The weeklong overnight camps are held in New Jersey, Chicago and northern California for soccer and lacrosse. Foudy saw the need to change the message from winning and performance to more about enjoying sports and using them as a way to build character.

“I felt like why don’t we do a good enough job as a community and as parents and as a society to teach kids that sports are this great vehicle, whether you play in your rec league or at the Olympic level, you’re still getting all of the valuable life lessons,” Foudy said. “Shouldn’t we be talking more about that rather than how many goals my daughter scored last week and what scholarship offer she’s been getting and what level my club team now plays at. … I was a little fed up with the conversation and how kids were being talked at, and I felt like we needed to do something more overtly related to the beauty of sports and how it makes us better human beings.”

The Julie Foudy Sports Leadership Academy is there to help teenage girls find their voice and confidence as a leader not just on the field but back in their communities as well.
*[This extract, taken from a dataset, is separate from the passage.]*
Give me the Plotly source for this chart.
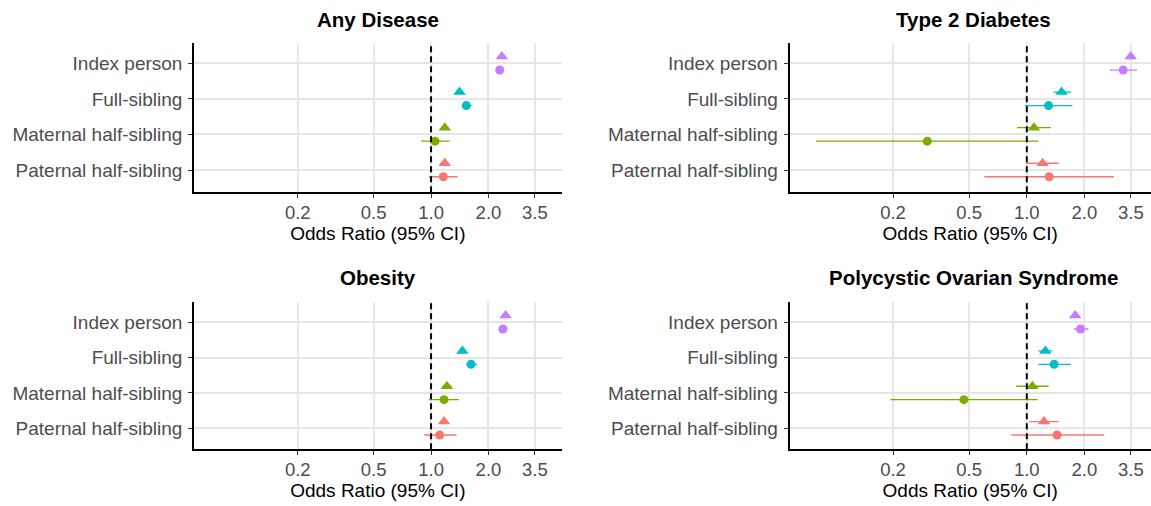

“Leadership is for everyone,” Foudy said. “I think that’s a big misconception among girls as well that I don’t look a certain way, or talk a certain way or have this pedigree or this training and instead believing you can do it, which is super powerful for a teenage girl to realize.”

Besides taking an active role with her academies and being a staunch advocate for women’s and children’s rights, Foudy continues working as a lead analyst and commentator on ESPN and ABC.

Now, she has a new challenge in joining the Steel Sports advisory board. She is excited to see Steel Sports so focused on creating positive environments for kids through sports because there aren’t enough of those opportunities in today’s society.

“If you can find activity in sports, and it comes in so many different forms and shapes and sizes as we know, but if you can find that and make that a habit for life, I just think we all as a society benefit,” Foudy said. “And I know how much it’s helped me. I watch it with my kids. The confidence and the things you learn by just playing, and I think we’re so focused on you have to play at the highest level to ever learn these things, it’s so not true. If you can get the right people teaching it the right way, you can hit home with a lot of kids, and that’s a powerful tool.”